Die Wurzel der Proteste liegt in der sozialen Ungleichheit. Die ist nicht nur in Frankreich ein grundlegendes gesellschaftliches Problem. Dort aber leuchtet sie nun in Signalfarbe auf und lenkt alles Licht auf einen Missstand, der nicht nur unseren Nachbarn belastet: Die Kluft zwischen hoher Politik und weiten Teilen der Bevölkerung ist so weit gediehen, dass man sich nicht mehr versteht. Macron benimmt sich so, als sei ihm die Weisheit mit dem ganz großen Löffel eingetrichtert worden. Immer mehr sind solchen Benehmens einfach überdrüssig.

Macron sagt, er werde alle Randalierer vor Gericht stellen, er werde Gewalt niemals dulden. Das muss er auch nicht, dafür gibt es den Rechtsstaat. Was er dabei vergisst: Seine Politik wird zunehmend als genau das empfunden – als eine Form der Gewalt. Dass die Ausrufung des Ausnahmezustandes ernsthaft in Erwägung gezogen wird, ist ein Zeichen der politischen Hilflosigkeit. Mit einem Ausnahmezustand auf politische Forderungen zu reagieren, das ist Politik nach Autokraten-Manier. Das sollte eines französischen Präsidenten unwürdig sein.

roger wohlfart
4. Dezember 2018 - 12.27

Und während das Volk auf die Strasse geht, lässt " Sonnenpräsident " Macron den Elysée Palast renovieren!

L.Marx
3. Dezember 2018 - 18.22

Macron verachtet nicht nur die vielen, die bei den letzten Wahlen grosse Hoffnung auf ihn gesetzt hatten. Er verachtet auch die Abgeordneten. Die Liste der Gesetze, die per Dekret umgesetzt wurden begann bereits wenige Tage nach der Amtseinführung und ist inzwischen so lang wie bei keinem seiner Amts-Vorgänger ... Das Problem in Frankreich ist das Modell einer aus der Zeit gefallenen Präsidialregierung, Das hatten auch schon frühere Präsidenten nicht verstanden. Am Ende regierten sie sogar gegen ihre eigene Regierung,

Jacques Zeyen
3. Dezember 2018 - 12.19

"Die höchste Form der Gewalt ist die Staatsgewalt." " Ein Staat in dem die Bürger Angst haben müssen,ist ein gescheiterter Staat." (Jean Ziegler) Man braucht nicht auf einer Eliteschule abzuschliessen um zu wissen,dass ein System das auf Konsum aufgebaut ist den Menschen auch das Konsumieren ermöglichen muss.
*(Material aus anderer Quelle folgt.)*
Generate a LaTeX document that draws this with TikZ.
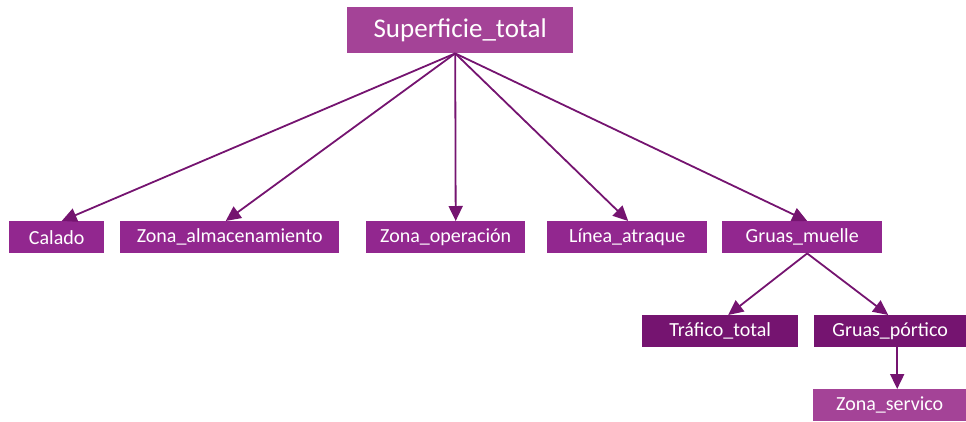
\documentclass[tikz,border=0pt]{standalone}
\usepackage{fontspec}
\setmainfont{Carlito}
\usetikzlibrary{arrows.meta}
\definecolor{pA}{HTML}{A44397}
\definecolor{pB}{HTML}{92278F}
\definecolor{pC}{HTML}{751470}
\definecolor{ln}{HTML}{751470}
\tikzset{
  box/.style={draw=none, text=white, inner sep=0pt, anchor=north west, align=center, font=\fontsize{20}{24}\selectfont},
  conn/.style={draw=ln, line width=1.8pt, -{Triangle[length=15pt,width=14pt]}},
}
\begin{document}
\begin{tikzpicture}[x=1pt,y=-1pt]
\useasboundingbox (0,0) rectangle (966,421);
\node[box, fill=pA, minimum width=226pt, minimum height=46pt, font=\fontsize{27}{32}\selectfont] (sup) at (347,7) {Superficie\_total};
\node[box, fill=pB, minimum width=95pt, minimum height=32pt] (cal) at (9,221) {Calado};
\node[box, fill=pB, minimum width=219pt, minimum height=32pt] (alm) at (120,221) {Zona\_almacenamiento};
\node[box, fill=pB, minimum width=159pt, minimum height=32pt] (ope) at (366,221) {Zona\_operación};
\node[box, fill=pB, minimum width=160pt, minimum height=32pt] (lin) at (547,221) {Línea\_atraque};
\node[box, fill=pB, minimum width=160pt, minimum height=32pt] (gm) at (722,221) {Gruas\_muelle};
\node[box, fill=pC, minimum width=156pt, minimum height=32pt] (tra) at (642,315) {Tráfico\_total};
\node[box, fill=pC, minimum width=152pt, minimum height=32pt] (gp) at (814,315) {Gruas\_pórtico};
\node[box, fill=pA, minimum width=153pt, minimum height=32pt] (zs) at (813,389) {Zona\_servico};
\coordinate (o1) at ([xshift=-5pt]sup.south);
\coordinate (o2) at ([xshift=5pt]gm.south);
\coordinate (o3) at ([xshift=7pt]gp.south);
\draw[conn] (o1) -- ([xshift=5pt]cal.north);
\draw[conn] (o1) -- ([xshift=-4pt]alm.north);
\draw[conn] (o1) -- ([xshift=10pt]ope.north);
\draw[conn] (o1) -- ([xshift=1pt]lin.north);
\draw[conn] (o1) -- ([xshift=5pt]gm.north);
\draw[conn] (o2) -- ([xshift=8pt]tra.north);
\draw[conn] (o2) -- ([xshift=-2pt]gp.north);
\draw[conn] (o3) -- (o3 |- zs.north);
\end{tikzpicture}
\end{document}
Macron sollte anderswo sparen. Zum Beispiel bei seiner "Force de Frappe".Weltmacht spielen ist teuer.Da sind die Deutschen schlauer. Die bauen zwar auch Waffen,aber die werden verkauft. Die Randalierer sind Nebenerscheinungen bei jeder Demo,nicht nur in Frankreich. Die schaden der Bewegung und gehören weggesperrt. Das ändert aber nichts am Motiv und Macron sollte nicht vom Thema ablenken,sondern schleunigst eine Lösung vorschlagen.Er hat geschworen Präsident ALLER Franzosen zu sein,nicht nur der oberen 5% seiner Klasse. Denen ist der Spritpreis wurscht.